Is Conrado de Quiros already planting the seeds of a rebellion that constitutes much of the Plan B of popular presidential candidate Benigno “Noynoy” Aquino in the event that he loses this year’s election? Let our insightful readers be the judge! In his latest blurb on Old Reliable, de Quiros made it a point to highlight “the specter of massive breakdown (to put it charitably) or massive fraud (to put it accurately) the Comelec’s type of automation bodes” [my boldface]. And from that he segues into trhe real point he wants to make:
Or more to the point, what can the Aquino camp do in the event of massive cheating? Organize a walkout of observers at the first hint of cheating? Maybe. Whip up public indignation? Maybe. Create a Yellow Army? Maybe.
Of course, maybe. It’s all up to “the people”, isn’t it Mr de Quiros? Your pal Noynoy Aquino is supposedly just a “servant” pandering to the so-called “people’s will”, right? I’ll answer that for you gramps: Indeed he is — as one would expect of a man who lacks a spine to own up to what he aspires to be to the Filipino — a leader with whom the buck stops. Unfortunately for him, he plans to shield himself from that buck with “the people’s will” just like you, Mr de Quiros, do to shield yourself from owning up to a possible accusation of inciting rebellion on a major news publication by clever use of your “maybes” and this as well:
[…] all that means nothing if you cannot get the people to act. All that means nothing if you cannot get the people to take to the streets. All that means nothing if you cannot summon People Power. And you cannot summon People Power by rubbing a magic lamp.
Guess what “people”, you will be suckered to commit the crime but Noynoy will get away with the loot!

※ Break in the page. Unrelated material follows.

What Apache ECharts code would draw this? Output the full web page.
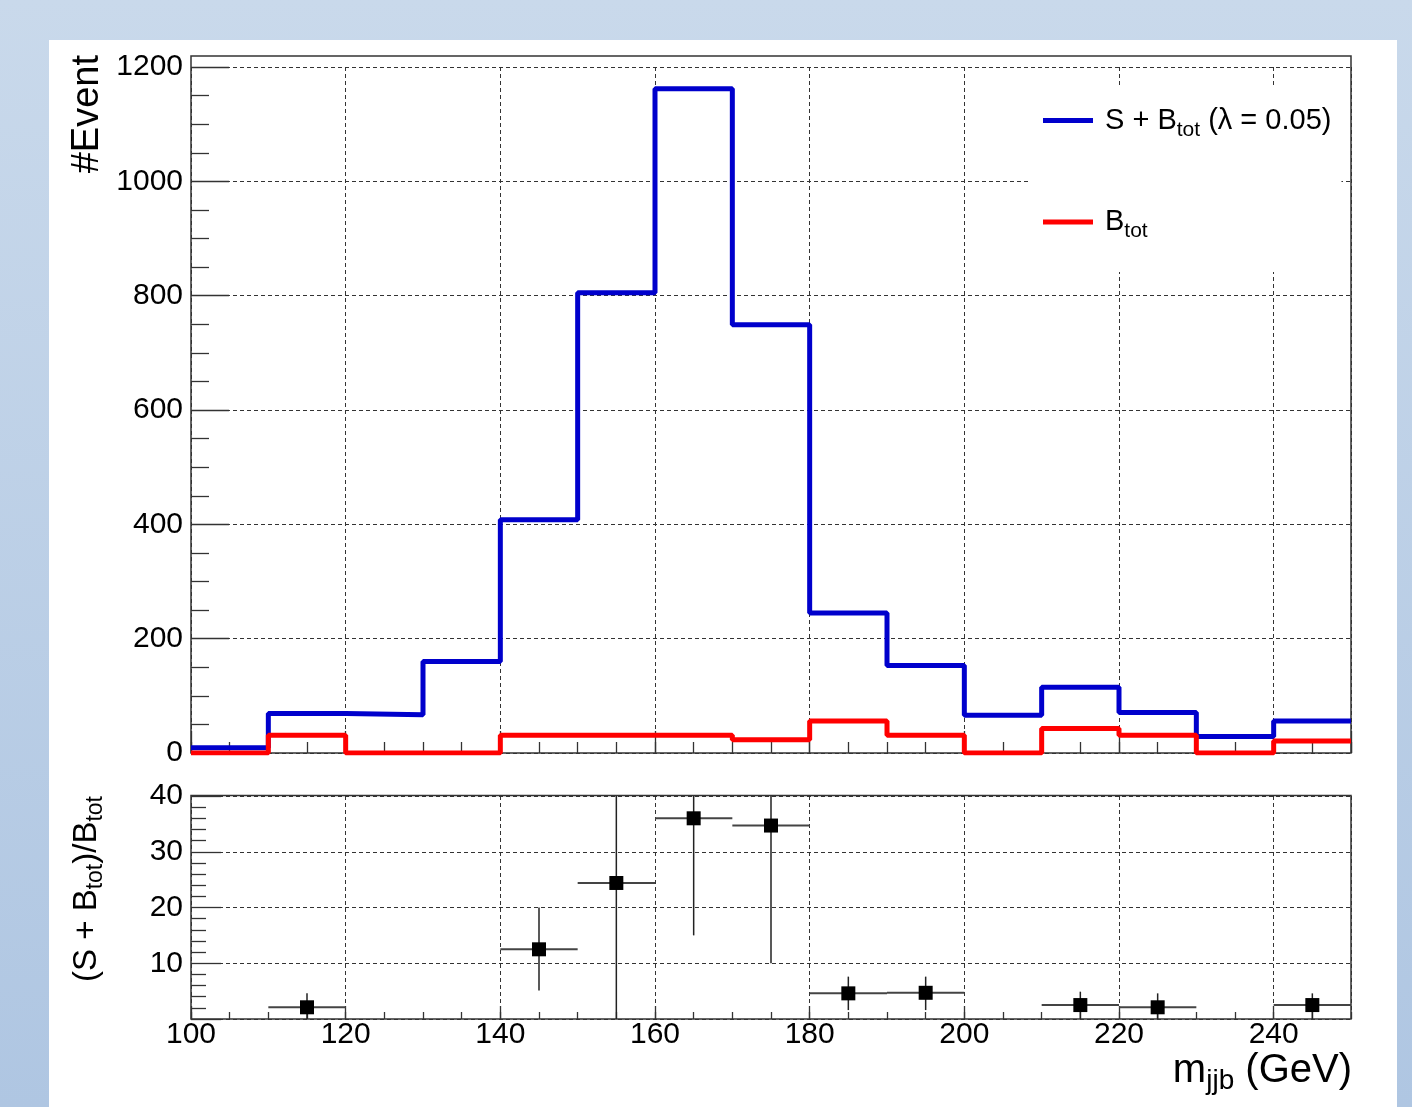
<!DOCTYPE html>
<html><head><meta charset="utf-8">
<script src="https://cdn.jsdelivr.net/npm/echarts@6/dist/echarts.min.js"></script>
<style>html,body{margin:0;padding:0;}#c{width:1412px;height:1107px;}</style>
</head><body><div id="c"></div>
<script>
// ---- data ----
const binEdges = [100,110,120,130,140,150,160,170,180,190,200,210,220,230,240,250];
const sigPlusBkg = [9,69,67,160,408,805,1162,749,245,153,66,115,71,29,56];
const bkgTot = [0,31,0,0,31,31,31,23,56,31,0,43,31,0,21];
const ratioX = [115,145,155,165,175,185,195,215,225,245];
const ratioVal = [2.1,12.5,24.4,36.0,34.7,4.6,4.7,2.5,2.1,2.5];
const ratioErrUp = [2.5,7.5,20,21,24.7,3.0,2.9,2.4,2.5,2.1];
const ratioErrDown = [2.1,7.4,24.4,21.0,24.7,3.0,3.1,2.5,2.1,2.5];
const binHalfWidth = 5;
const seriesNames = ['S + B_tot', 'B_tot'];

const FONT = "'Liberation Sans', Arial, Helvetica, sans-serif";
const LABEL_SIZE = 30;

function stepData(vals){
  const d = vals.map((v,i)=>[binEdges[i], v]);
  d.push([binEdges[binEdges.length-1], vals[vals.length-1]]);
  return d;
}

const gridLine = {show:true, lineStyle:{color:'#333', width:1, type:[4,3]}};
const tickStyle = {color:'#333', width:1.3};
const plainNum = v => String(v);

function renderErr(params, api){
  const x = api.value(0), y = api.value(1), lo = api.value(2), hi = api.value(3);
  const cs = params.coordSys;
  const pL = api.coord([x - binHalfWidth, y]);
  const pR = api.coord([x + binHalfWidth, y]);
  const pLo = api.coord([x, lo]);
  const pHi = api.coord([x, hi]);
  const top = cs.y, bot = cs.y + cs.height;
  return {type:'group', children:[
    {type:'line', shape:{x1:pL[0], y1:pL[1], x2:pR[0], y2:pR[1]}, style:{stroke:'#444', lineWidth:2}},
    {type:'line', shape:{x1:pLo[0], y1:Math.min(pLo[1], bot), x2:pHi[0], y2:Math.max(pHi[1], top)}, style:{stroke:'#222', lineWidth:1.5}}
  ]};
}

const chart = echarts.init(document.getElementById('c'), null, {renderer:'canvas'});
chart.setOption({
  animation:false,
  backgroundColor:{type:'linear', x:0, y:0, x2:0, y2:1, colorStops:[{offset:0,color:'#c9d9eb'},{offset:1,color:'#afc6e2'}]},
  grid:[
    {left:191, right:61, top:67, height:686, show:false},
    {left:191, right:61, top:796, height:223, show:false}
  ],
  xAxis:[
    {type:'value', gridIndex:0, min:100, max:250, interval:20,
     axisLine:{show:false}, axisLabel:{show:false},
     axisTick:{show:true, inside:true, length:22, lineStyle:tickStyle},
     splitLine:gridLine},
    {type:'value', gridIndex:0, min:100, max:250, interval:5, position:'bottom',
     axisLine:{show:false}, axisLabel:{show:false}, splitLine:{show:false},
     axisTick:{show:true, inside:true, length:11, lineStyle:tickStyle}},
    {type:'value', gridIndex:1, min:100, max:250, interval:20,
     axisLine:{show:false},
     axisLabel:{show:true, fontSize:LABEL_SIZE, fontFamily:FONT, color:'#000', margin:1, showMaxLabel:false, formatter:plainNum},
     axisTick:{show:true, inside:true, length:13, lineStyle:tickStyle},
     splitLine:gridLine},
    {type:'value', gridIndex:1, min:100, max:250, interval:5, position:'bottom',
     axisLine:{show:false}, axisLabel:{show:false}, splitLine:{show:false},
     axisTick:{show:true, inside:true, length:7, lineStyle:tickStyle}}
  ],
  yAxis:[
    {type:'value', gridIndex:0, min:0, max:1200, interval:200,
     axisLine:{show:false},
     axisLabel:{fontSize:LABEL_SIZE, fontFamily:FONT, color:'#000', margin:8, formatter:plainNum},
     axisTick:{show:true, inside:true, length:38, lineStyle:tickStyle},
     minorTick:{show:true, splitNumber:4, length:18, lineStyle:tickStyle},
     splitLine:gridLine},
    {type:'value', gridIndex:1, min:0, max:40, interval:10,
     axisLine:{show:false},
     axisLabel:{fontSize:LABEL_SIZE, fontFamily:FONT, color:'#000', margin:8, showMinLabel:false, formatter:plainNum},
     axisTick:{show:true, inside:true, length:30, lineStyle:tickStyle},
     minorTick:{show:true, splitNumber:5, length:15, lineStyle:tickStyle},
     splitLine:gridLine}
  ],
  legend:{
    data:seriesNames, orient:'vertical', left:1030, top:86,
    padding:[20,10,30,13], itemWidth:50, itemHeight:5, itemGap:67, icon:'rect',
    backgroundColor:'#ffffff', selectedMode:false,
    formatter:function(name){
      return name === seriesNames[0] ? '{f|S + B}{s|tot}{n| (λ = 0.05)}' : '{f|B}{s|tot}';
    },
    textStyle:{rich:{
      f:{fontSize:29, fontFamily:FONT, color:'#000', lineHeight:40, padding:[0,0,0,7]},
      n:{fontSize:29, fontFamily:FONT, color:'#000', lineHeight:40},
      s:{fontSize:21, fontFamily:FONT, color:'#000', lineHeight:12, verticalAlign:'bottom'}
    }}
  },
  graphic:[
    {type:'rect', z:-100, shape:{x:49, y:40, width:1348, height:1067}, style:{fill:'#ffffff'}},
    {type:'rect', z:1, shape:{x:191, y:56, width:1160, height:697}, style:{fill:'none', stroke:'#333', lineWidth:1.5}},
    {type:'rect', z:1, shape:{x:191, y:795.5, width:1160, height:223.5}, style:{fill:'none', stroke:'#333', lineWidth:1.5}},
    {type:'text', z:10, x:88, y:55, rotation:Math.PI/2,
     style:{text:'#Event', fontSize:38, fontFamily:FONT, fill:'#000', align:'right', verticalAlign:'middle'}},
    {type:'text', z:10, x:87, y:796, rotation:Math.PI/2,
     style:{text:'{n|(S + B}{s|tot}{n|)/B}{s|tot}', align:'right', verticalAlign:'middle',
       rich:{n:{fontSize:33, fontFamily:FONT, fill:'#000', color:'#000', lineHeight:40},
             s:{fontSize:23, fontFamily:FONT, fill:'#000', color:'#000', lineHeight:22, verticalAlign:'bottom'}}}},
    {type:'text', z:10, x:1352, y:1071,
     style:{text:'{n|m}{s|jjb}{n| (GeV)}', align:'right', verticalAlign:'middle',
       rich:{n:{fontSize:40, fontFamily:FONT, fill:'#000', color:'#000', lineHeight:48},
             s:{fontSize:28, fontFamily:FONT, fill:'#000', color:'#000', lineHeight:10, verticalAlign:'bottom'}}}}
  ],
  series:[
    {name:seriesNames[0], type:'line', step:'end', xAxisIndex:0, yAxisIndex:0,
     data:stepData(sigPlusBkg), symbol:'none', showSymbol:false, z:3,
     lineStyle:{color:'#0000cc', width:5}, itemStyle:{color:'#0000cc'}},
    {name:seriesNames[1], type:'line', step:'end', xAxisIndex:0, yAxisIndex:0,
     data:stepData(bkgTot), symbol:'none', showSymbol:false, z:4,
     lineStyle:{color:'#ff0000', width:5}, itemStyle:{color:'#ff0000'}},
    {name:'ratioErr', type:'custom', xAxisIndex:2, yAxisIndex:1, z:4,
     data:ratioX.map((x,i)=>[x, ratioVal[i], ratioVal[i]-ratioErrDown[i], ratioVal[i]+ratioErrUp[i]]),
     renderItem:renderErr},
    {name:'ratio', type:'scatter', xAxisIndex:2, yAxisIndex:1, z:5,
     data:ratioX.map((x,i)=>[x, ratioVal[i]]), symbol:'rect', symbolSize:14,
     itemStyle:{color:'#000', opacity:1}}
  ]
});
</script>
</body></html>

Trust Noynoy, his lackeys like de Quiros, and the rest of his camp and supporters to pin their fortunes on the nebulous concept of “the people”. In that concept, there’s just nothing to grasp at, nothing to sink one’s teeth into, nothing to chew on, and nothing to work with. It’s the perfect cop-out. You win, and it’s “because of the people”. You lose and it was “the people’s will”. You succeed, and it’s “because of the people”. You fail and it’s because “the people weren’t there”.
That is precisely what de Quiros’s brilliant Noynoy-apologism exhibits here:
What made Noynoy Aquino possible was not any political party, it was the people. What made Noynoy Aquino possible was not traditional politics, it was voluntaristic politics. What made Noynoy Aquino possible was not the pragmatism of the way things are, it was the idealism of the way things could be. If that is not recognized, well, the history of this country is littered with the shards of lights that failed, with the flotsam of hopes that were dashed to pieces.

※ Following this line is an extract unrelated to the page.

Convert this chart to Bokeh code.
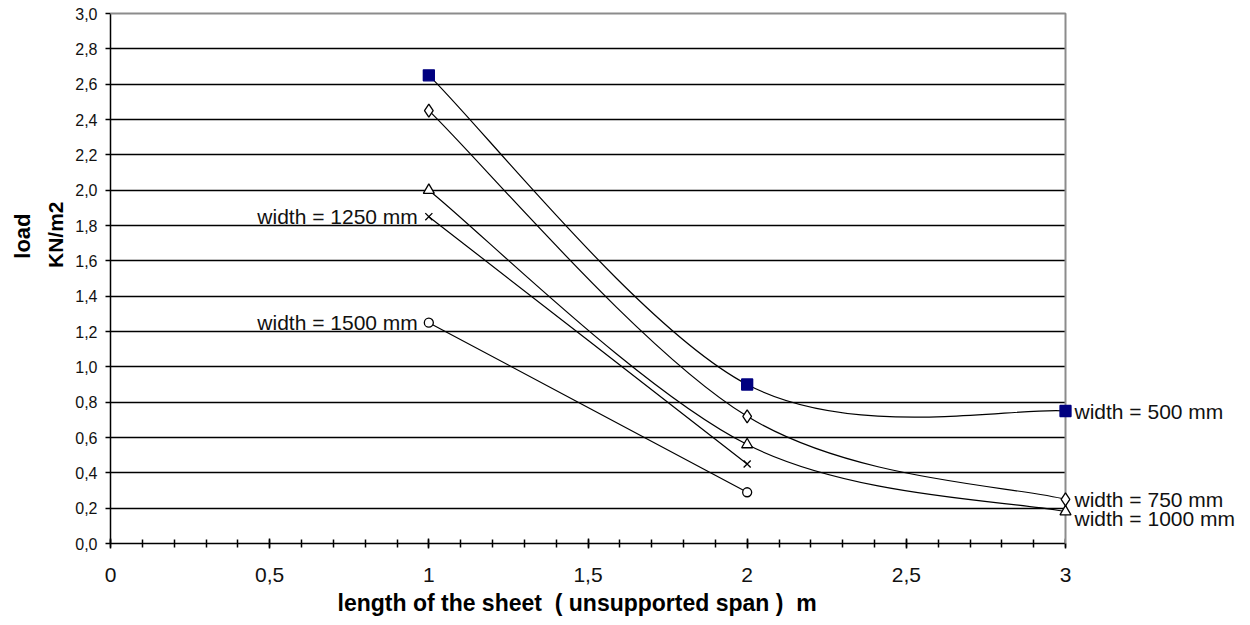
from bokeh.plotting import figure
from bokeh.models import (FixedTicker, Label, Range1d, CustomJSTickFormatter,
                          BoxAnnotation, Title)
from bokeh.embed import file_html
from bokeh.resources import INLINE

# ---- data ----
span3 = [1, 2, 3]
span2 = [1, 2]
load_500 = [2.65, 0.90, 0.75]
load_750 = [2.45, 0.72, 0.25]
load_1000 = [2.00, 0.56, 0.18]
load_1250 = [1.85, 0.45]
load_1500 = [1.25, 0.29]
series_names = ["width = 500 mm", "width = 750 mm", "width = 1000 mm",
                "width = 1250 mm", "width = 1500 mm"]

x_ticks = [0, 0.5, 1, 1.5, 2, 2.5, 3]
x_tick_labels = ["0", "0,5", "1", "1,5", "2", "2,5", "3"]
y_ticks = [0.0, 0.2, 0.4, 0.6, 0.8, 1.0, 1.2, 1.4, 1.6, 1.8, 2.0,
           2.2, 2.4, 2.6, 2.8, 3.0]
y_tick_labels = ["0,0", "0,2", "0,4", "0,6", "0,8", "1,0", "1,2", "1,4",
                 "1,6", "1,8", "2,0", "2,2", "2,4", "2,6", "2,8", "3,0"]
x_title = "length of the sheet \u00a0( unsupported span ) \u00a0m"
y_title = ["load", "KN/m2"]

FONT = "Liberation Sans"
X_MAX, Y_MAX = x_ticks[-1], y_ticks[-1]

# plot-area geometry (pixels) -- axis area ends at x = 3, the frame runs on to
# the right edge so that the series labels there are not clipped
W, H = 1250, 625
LEFT, TOP, BOTTOM = 110, 9, 82
AXIS_RIGHT_PX = 1065
frame_w = W - LEFT
frame_h = H - TOP - BOTTOM
x_end = X_MAX * frame_w / (AXIS_RIGHT_PX - LEFT)
y_end = Y_MAX * frame_h / (frame_h - 4)

p = figure(width=W, height=H,
           x_range=Range1d(0, x_end), y_range=Range1d(0, y_end),
           output_backend="svg", toolbar_location=None,
           min_border_left=LEFT, min_border_right=0,
           min_border_top=TOP, min_border_bottom=BOTTOM,
           background_fill_color="white", border_fill_color="white")
p.outline_line_color = None

fmt_code = """
const i = tv.findIndex(t => Math.abs(t - tick) < 1e-9);
return i >= 0 ? tl[i] : '';
"""

# x axis
p.xaxis.bounds = (0, X_MAX)
p.xaxis.ticker = FixedTicker(ticks=x_ticks,
                             minor_ticks=[i / 10 for i in range(31)])
p.xaxis.formatter = CustomJSTickFormatter(
    args=dict(tv=x_ticks, tl=x_tick_labels), code=fmt_code)
p.xaxis.axis_line_color = "black"
p.xaxis.axis_line_width = 1.5
p.xaxis.major_tick_in = 5
p.xaxis.major_tick_out = 5
p.xaxis.minor_tick_in = 4
p.xaxis.minor_tick_out = 4
p.xaxis.major_tick_line_color = "black"
p.xaxis.minor_tick_line_color = "black"
p.xaxis.major_tick_line_width = 1.5
p.xaxis.minor_tick_line_width = 1.5
p.xaxis.major_label_text_font = FONT
p.xaxis.major_label_text_font_size = "21px"
p.xaxis.major_label_text_color = "#111111"
p.xaxis.major_label_standoff = 19

# y axis
p.yaxis.bounds = (0, Y_MAX)
p.yaxis.ticker = FixedTicker(ticks=y_ticks, minor_ticks=[])
p.yaxis.formatter = CustomJSTickFormatter(
    args=dict(tv=y_ticks, tl=y_tick_labels), code=fmt_code)
p.yaxis.axis_line_color = "black"
p.yaxis.axis_line_width = 1.5
p.yaxis.major_tick_in = 0
p.yaxis.major_tick_out = 5
p.yaxis.major_tick_line_color = "black"
p.yaxis.major_tick_line_width = 1.5
p.yaxis.major_label_text_font = FONT
p.yaxis.major_label_text_font_size = "16px"
p.yaxis.major_label_text_color = "#111111"
p.yaxis.major_label_standoff = 8

# grid
p.xgrid.visible = False
p.ygrid.ticker = FixedTicker(ticks=y_ticks[1:-1])
p.ygrid.grid_line_color = "black"
p.ygrid.grid_line_width = 1.3

# axis titles
p.add_layout(Title(text=x_title, align="left", offset=227, standoff=6,
                   text_font=FONT, text_font_size="23px",
                   text_font_style="bold", text_color="black"), "below")
p.add_layout(Title(text=y_title[1], align="right", offset=192, standoff=9,
                   vertical_align="middle",
                   text_font=FONT, text_font_size="21px",
                   text_font_style="bold", text_color="black"), "left")
p.add_layout(Title(text=y_title[0], align="right", offset=204, standoff=5,
                   vertical_align="middle",
                   text_font=FONT, text_font_size="22px",
                   text_font_style="bold", text_color="black"), "left")


def smooth(xs, ys):
    """Bezier control points for a smoothed line through the points."""
    n = len(xs)
    out = dict(x0=[], y0=[], x1=[], y1=[], cx0=[], cy0=[], cx1=[], cy1=[])
    for i in range(n - 1):
        xa, ya = xs[max(i - 1, 0)], ys[max(i - 1, 0)]
        xb, yb = xs[i], ys[i]
        xc, yc = xs[i + 1], ys[i + 1]
        xd, yd = xs[min(i + 2, n - 1)], ys[min(i + 2, n - 1)]
        out["x0"].append(xb); out["y0"].append(yb)
        out["x1"].append(xc); out["y1"].append(yc)
        out["cx0"].append(xb + (xc - xa) / 6); out["cy0"].append(yb + (yc - ya) / 6)
        out["cx1"].append(xc - (xd - xb) / 6); out["cy1"].append(yc - (yd - yb) / 6)
    return out


series = [
    (span3, load_500, "square", "#000080", "#000080", 11),
    (span3, load_750, "diamond", "white", "black", 13),
    (span3, load_1000, "triangle", "white", "black", 11),
    (span2, load_1250, "x", "white", "black", 10),
    (span2, load_1500, "circle", "white", "black", 9),
]

for xs, ys, *_ in series:
    p.bezier(**smooth(xs, ys), line_color="black", line_width=1.2)

# blank out the grid to the right of the plot area
p.add_layout(BoxAnnotation(left=X_MAX, fill_color="white", fill_alpha=1,
                           line_color=None))

# gray plot-area border on top and right
border = p.line(x=[0, X_MAX, X_MAX], y=[Y_MAX, Y_MAX, 0],
                line_color="#8c8c8c", line_width=2)
border.level = "overlay"

for xs, ys, marker, fill, line, size in series:
    r = p.scatter(xs, ys, marker=marker, size=size, fill_color=fill,
                  line_color=line, line_width=1.3)
    r.level = "overlay"

# series labels
label_specs = [
    (span3[-1], load_500[-1], series_names[0], "left", 9, 0),
    (span3[-1], load_750[-1], series_names[1], "left", 9, 0),
    (span3[-1], load_1000[-1], series_names[2], "left", 9, -7),
    (span2[0], load_1250[0], series_names[3], "right", -11, 0),
    (span2[0], load_1500[0], series_names[4], "right", -11, 0),
]
for lx, ly, txt, align, xo, yo in label_specs:
    p.add_layout(Label(x=lx, y=ly, text=txt, text_align=align,
                       text_baseline="middle", x_offset=xo, y_offset=yo,
                       text_font=FONT, text_font_size="21px",
                       text_color="#111111"))

open("out.html", "w").write(file_html(p, INLINE))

We don’t make Edsa the center of things even now, it’s not just that it won’t be there to make Noynoy Aquino win, it’s not just that it won’t be there to protect Noynoy Aquino’s win, it’s that it won’t be there to make the country win after Noynoy wins.
So open your eyes all ye Yellow Army grunts and those who plan to vote a spineless man into the highest office of the land.
You all are being set up as Noynoy Aquino’s future scapegoat.
And as to that quaint fear-mongering being propagated by the Armies of Primitivism about a “massive failure of elections” that is being used to justify yet another undermining of institutional democracy? Perhaps it might help to take the perspective of more seasoned and mature politicians. At a worst-case-scenario of a 30% failure in the automation to be applied this coming May, the reality is that there are measures to mitigate the expected fallout.
The negativism of Noynoy’s position on this (among MANY other things) is not only uncalled for but unbecoming of a man who describes himself as epitomising the “hope” of the Filipino “Nation”. Perhaps it is about time we give a bit more air time to more mature people who contribute a bit more enthusiasm (do you still remember that word Messrs Aquino and de Quiros?) to what is supposed to be a groundbreaking milestone in Philippine Elections (and to be fair to the Inquirer.net, they step up to that plate this time):
Vice presidential candidates Loren Legarda, Jay Sonza and Bayani Fernando, who were attending a forum organized by the Catholic Bishops’ Conference of the Philippines Tuesday, were not surprised by official admission of a 30-percent failure of the automation machines.
“So the 30 percent—assuming the Comelec projects that—should be identified now so we are even more vigilant in the 30-percent manual all the way,” said Senator Legarda.
“This is an automated election—automated in a sense that the counting of the ballots is done by machines, but the manner of electing our officers, our leaders is still manual,” Sonza said.
“It doesn’t mean that if there’s manual counting, it means failure of elections already. Let’s not worry because there will still be a hard copy, so we can still count the votes manually,” Fernando said.
There are men and women that see solutions, mitigation measures, and back-up plans. And then there are men like Noynoy Aquino and Conrado de Quiros who only see obsolete traditions, failure, and a reversion to primitivism. It’s high time Filipinos decide which sort of politicians and leaders they would like to represent and lead them.